Sweet puff pastry stuffed with nuts and caramalized flour
- 500 grams khoya or reduced milk
- 300 grams sugar powdered
- 1/2 cup poppy seeds
- 1/2 cup suji
- 1/2 cup almonds chopped
- 1/2 cup cashew chopped
- 1/2 cup raisins chopped
- 800 grams maida / all purpose flour
- 200 grams ghee or clarified butter
- Roast the khoya till dry and deep pink in color
- Roast the suji in microwave for 2 minutes, turning twice in between.
- Roast the suji in pan now. Add poppy seeds, almonds, rasins and nuts. Stir till mixture is dry.
- Turn off the flame and add sugar. Mix well and allow it to cool.
- In a bowl, rub flour with ghee.

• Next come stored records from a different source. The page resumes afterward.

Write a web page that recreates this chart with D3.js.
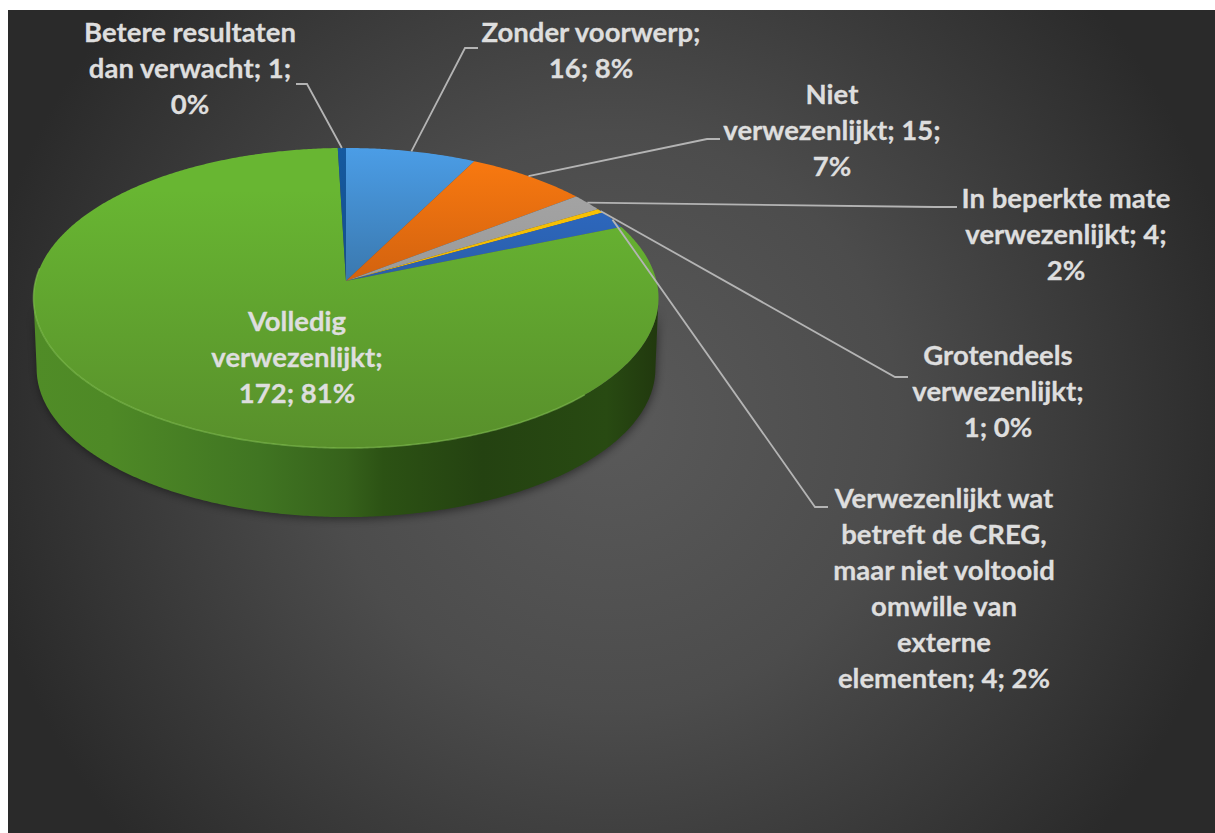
<!DOCTYPE html>
<html>
<head>
<meta charset="utf-8">
<script src="https://cdn.jsdelivr.net/npm/d3@7"></script>
<style>
  html, body { margin: 0; padding: 0; background: #fff; overflow: hidden; }
  svg { display: block; }
  text { font-family: Lato, "Open Sans", sans-serif; font-weight: 700; }
</style>
</head>
<body>
<div id="chart"></div>
<script>
// data (clockwise from 12 o'clock)
const categories = ["Zonder voorwerp", "Niet verwezenlijkt", "In beperkte mate verwezenlijkt", "Grotendeels verwezenlijkt",
  "Verwezenlijkt wat betreft de CREG, maar niet voltooid omwille van externe elementen", "Volledig verwezenlijkt", "Betere resultaten dan verwacht"];
const values = [16, 15, 4, 1, 4, 172, 1];
const labelLines = [
  ["Zonder voorwerp;", "16; 8%"],
  ["Niet", "verwezenlijkt; 15;", "7%"],
  ["In beperkte mate", "verwezenlijkt; 4;", "2%"],
  ["Grotendeels", "verwezenlijkt;", "1; 0%"],
  ["Verwezenlijkt wat", "betreft de CREG,", "maar niet voltooid", "omwille van", "externe", "elementen; 4; 2%"],
  ["Volledig", "verwezenlijkt;", "172; 81%"],
  ["Betere resultaten", "dan verwacht; 1;", "0%"]
];

// layout
const width = 1215, height = 833;
const topColors = [["#4b9de6", "#3a78ae"], ["#fc7b10", "#d2620f"], ["#a8a8a8", "#9a9a9a"], ["#ffc90a", "#f0b800"],
  ["#2f6fd0", "#2a5ea8"], ["#68b632", "#588f2b"], ["#15599f", "#144f8c"]];
const labelPos = [[591, 42], [832, 104], [1066, 208], [998, 365], [944, 508], [297, 331], [190, 42]];
const elbows = [[[465, 48], [478, 48]], [[707, 139], [720, 139]], [[935, 207], [957, 207]], [[895, 377], [908, 377]],
  [[815, 507], [828, 507]], null, [[307, 84], [296, 84]]];
const lineStep = 36;

// perspective tilt of the disc
const apexX = 346, apexY = 281, fx = 310.5, fy = 148.1, tilt = 0.1133;
function project(angle, r, dy, s) {
  const u = r * Math.sin(angle), v = r * Math.cos(angle), w = 1 + tilt * v;
  return [apexX + s * fx * u / w, apexY + dy - s * fy * v / w];
}

const svg = d3.select("#chart").append("svg").attr("width", width).attr("height", height);
const defs = svg.append("defs");

const bg = defs.append("radialGradient").attr("id", "bg").attr("gradientUnits", "userSpaceOnUse")
  .attr("cx", 610).attr("cy", 420).attr("r", 640);
bg.append("stop").attr("offset", 0).attr("stop-color", "#5a5a5a");
bg.append("stop").attr("offset", 0.45).attr("stop-color", "#4c4c4c");
bg.append("stop").attr("offset", 1).attr("stop-color", "#2a2a2a");

const side = defs.append("linearGradient").attr("id", "side").attr("gradientUnits", "userSpaceOnUse")
  .attr("x1", 36).attr("x2", 656).attr("y1", 0).attr("y2", 0);
[[0, "#508c27"], [0.12, "#4e8926"], [0.36, "#407522"], [0.5, "#36621b"], [0.56, "#2c5214"], [0.72, "#244211"], [0.92, "#284a12"], [1, "#21390e"]]
  .forEach(d => side.append("stop").attr("offset", d[0]).attr("stop-color", d[1]));

topColors.forEach((c, i) => {
  const g = defs.append("linearGradient").attr("id", "slice" + i).attr("gradientUnits", "userSpaceOnUse")
    .attr("x1", 0).attr("x2", 0).attr("y1", i === 5 ? 190 : 148).attr("y2", i === 5 ? 448 : 281);
  g.append("stop").attr("offset", 0).attr("stop-color", c[0]);
  g.append("stop").attr("offset", 1).attr("stop-color", c[1]);
});

defs.append("filter").attr("id", "soft").attr("x", "-10%").attr("y", "-10%").attr("width", "120%").attr("height", "120%")
  .append("feGaussianBlur").attr("stdDeviation", 4);
defs.append("filter").attr("id", "edge").attr("x", "-5%").attr("y", "-5%").attr("width", "110%").attr("height", "110%")
  .append("feGaussianBlur").attr("stdDeviation", 0.7);

svg.append("rect").attr("x", 8).attr("y", 10).attr("width", width - 8).attr("height", height - 10).attr("fill", "url(#bg)");

const line = d3.line();
const arcs = d3.pie().sort(null).value(d => d)(values);
const rimStep = Math.PI / 360;

function rimPoints(a0, a1, dy, s) {
  const n = Math.max(2, Math.ceil((a1 - a0) / rimStep));
  return d3.range(n + 1).map(i => project(a0 + (a1 - a0) * i / n, 1, dy, s));
}

// soft shadow and side wall, between the two silhouette tangents
const depth = 70.7, baseScale = 0.99;
const frontA = 96.5 * Math.PI / 180, frontB = 263.5 * Math.PI / 180;
const wall = rimPoints(frontA, frontB, 0, 1).concat(rimPoints(frontA, frontB, depth, baseScale).reverse());
svg.append("path").attr("d", line(wall) + "Z").attr("fill", "#000").attr("opacity", 0.45)
  .attr("filter", "url(#soft)").attr("transform", "translate(1,2)");
svg.append("path").attr("d", line(wall) + "Z").attr("fill", "url(#side)");

// top face
svg.selectAll("path.slice").data(arcs).join("path").attr("class", "slice")
  .attr("d", d => line([[apexX, apexY]].concat(rimPoints(d.startAngle, d.endAngle, 0, 1))) + "Z")
  .attr("fill", (d, i) => "url(#slice" + i + ")");

// lighter bevel along the front rim
svg.append("path").attr("d", line(rimPoints(135 * Math.PI / 180, 275 * Math.PI / 180, 0, 1)))
  .attr("fill", "none").attr("stroke", "#86c653").attr("stroke-width", 1.6).attr("opacity", 0.55)
  .attr("filter", "url(#edge)");

// leader lines start on the rim at each slice's middle angle
arcs.forEach((d, i) => {
  if (!elbows[i]) return;
  const start = project((d.startAngle + d.endAngle) / 2, 1, 0, 1);
  svg.append("path").attr("d", line([start].concat(elbows[i])))
    .attr("fill", "none").attr("stroke", "#b4b4b4").attr("stroke-width", 1.8);
});

// labels
labelLines.forEach((lines, i) => {
  const t = svg.append("text").attr("text-anchor", "middle").attr("fill", "#dedede").attr("font-size", 27.5)
    .attr("stroke", "#dedede").attr("stroke-width", 0.3);
  lines.forEach((s, j) => {
    t.append("tspan").attr("x", labelPos[i][0]).attr("y", labelPos[i][1] + j * lineStep).text(s);
  });
});
</script>
</body>
</html>
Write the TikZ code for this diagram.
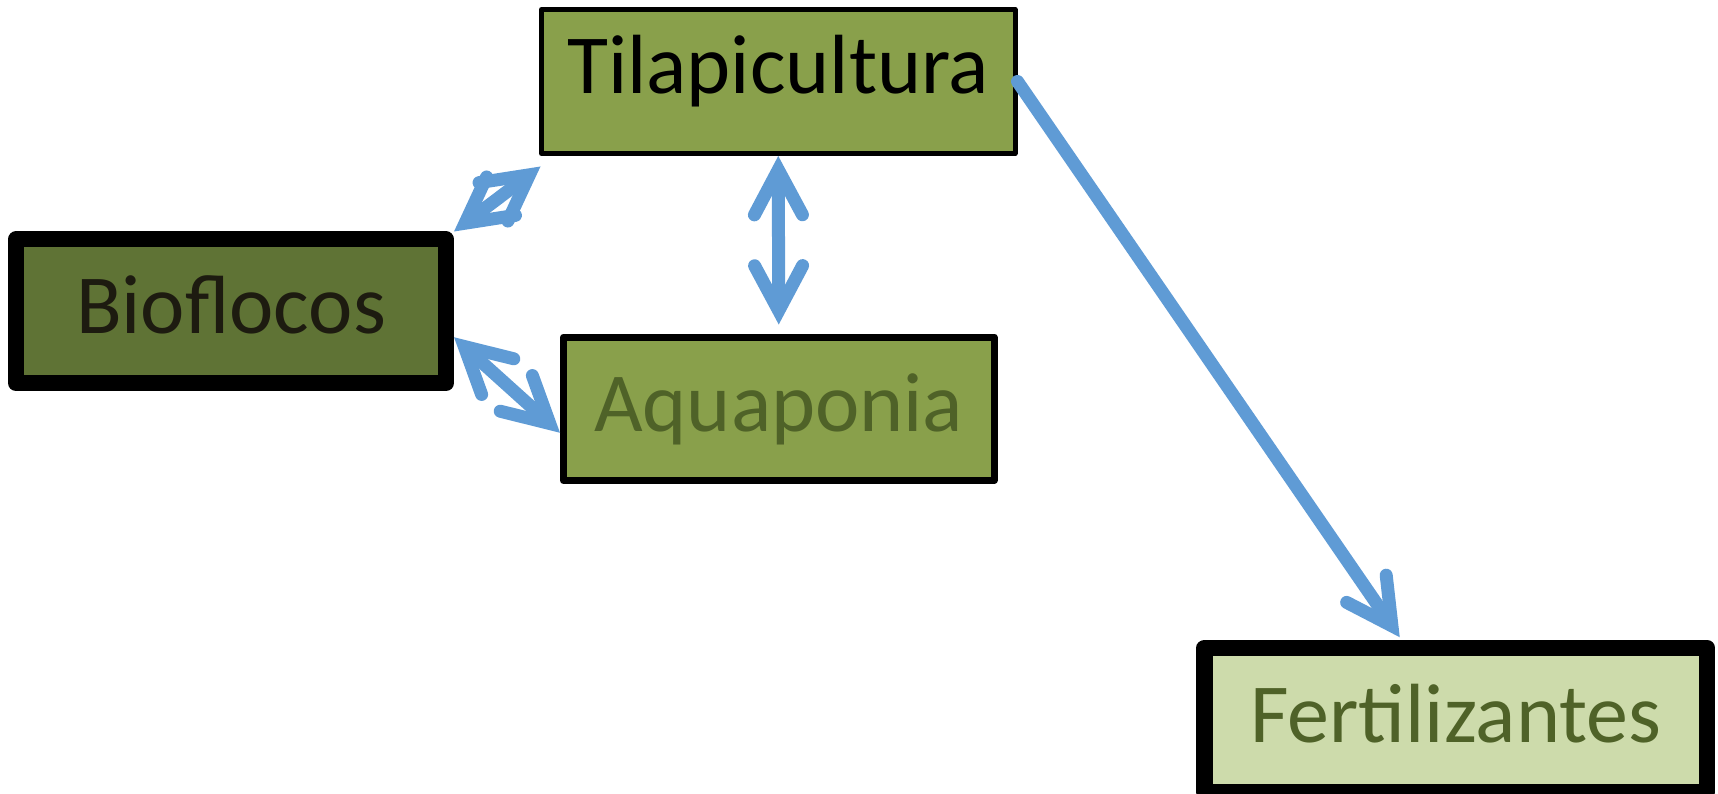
\documentclass[tikz,border=0pt]{standalone}
\usepackage{fontspec}
\setmainfont{Carlito}
\usetikzlibrary{arrows.meta}

\definecolor{olivemid}{HTML}{89A04B}
\definecolor{olivedark}{HTML}{5F7335}
\definecolor{olivelight}{HTML}{CDDBAB}
\definecolor{olivetext}{HTML}{4F6228}
\definecolor{nearblack}{HTML}{1D1B10}
\definecolor{linkblue}{HTML}{5F9BD5}

\tikzset{
  box/.style={draw=black, rectangle, line join=round, inner sep=0pt,
    font=\fontsize{84pt}{96pt}\selectfont, text height=60pt},
  % blue connector with a faint drop shadow
  link/.style={draw=linkblue, line width=13pt, line cap=round,
    preaction={draw=black, opacity=0.13,
      transform canvas={shift={(3pt,-3pt)}}}},
  barb/.tip={Straight Barb[length=45pt, width=48pt, line cap=round, line join=miter]},
  twoway/.style={link, barb-barb},
  oneway/.style={link, -barb},
}

\begin{document}
\begin{tikzpicture}[x=1pt, y=-1pt]
  \path[use as bounding box, clip] (0,0) rectangle (1718,794);

  % boxes
  \node[box, fill=olivemid, line width=5pt, text=black, text depth=35pt,
        minimum width=473.5pt, minimum height=144pt]
        (tilap) at (778.25,81.5) {Tilapicultura};
  \node[box, fill=olivedark, line width=16pt, text=nearblack, text depth=16pt,
        minimum width=430pt, minimum height=143.5pt]
        (biof) at (231,311.25) {Bioflocos};
  \node[box, fill=olivemid, line width=7pt, text=olivetext, text depth=14pt,
        minimum width=430.5pt, minimum height=143.5pt]
        (aqua) at (778.75,408.75) {Aquaponia};
  \node[box, fill=olivelight, line width=16.5pt, text=olivetext, text depth=16pt,
        minimum width=502.5pt, minimum height=144pt]
        (fert) at (1455.75,720) {Fertilizantes};

  % connectors
  \draw[twoway] (biof.north east) -- ([xshift=1.5pt,yshift=-10.5pt]tilap.south west);
  \draw[twoway] ([yshift=-26pt]biof.east) -- ([yshift=-24pt]aqua.west);
  \draw[twoway] (tilap.south) -- ([yshift=9pt]aqua.north);
  \draw[oneway] (tilap.east) -- ([xshift=203.5pt,yshift=2.5pt]fert.north west);
\end{tikzpicture}
\end{document}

The mixture resembles breadcrumbs
- Using water, make a stiff dough. Allow it to rest for 15 minutes.
- Taking marble sized ball, roll it into round flatbread.
- Place a spoonful of the filling into it, fold it gently and seal the edges by applying pressure.
- Cut out extra edges and make sure the filling is secured properly.
- Arrange all Gujhias on a greased baking tray.
- Brush the gujhias with some melted ghee.
- Preheat the oven first and bake them at 200 C for the first 5 minutes and then at 150 C for 20 minutes more.
- Apply ghee to gujhias in between to get desired colour.
- Once done the cover will be crispy and slight brown. Though it would be lighter than the fried gujhias.
- Avoid over baking which may result caramalization of inner stuffing.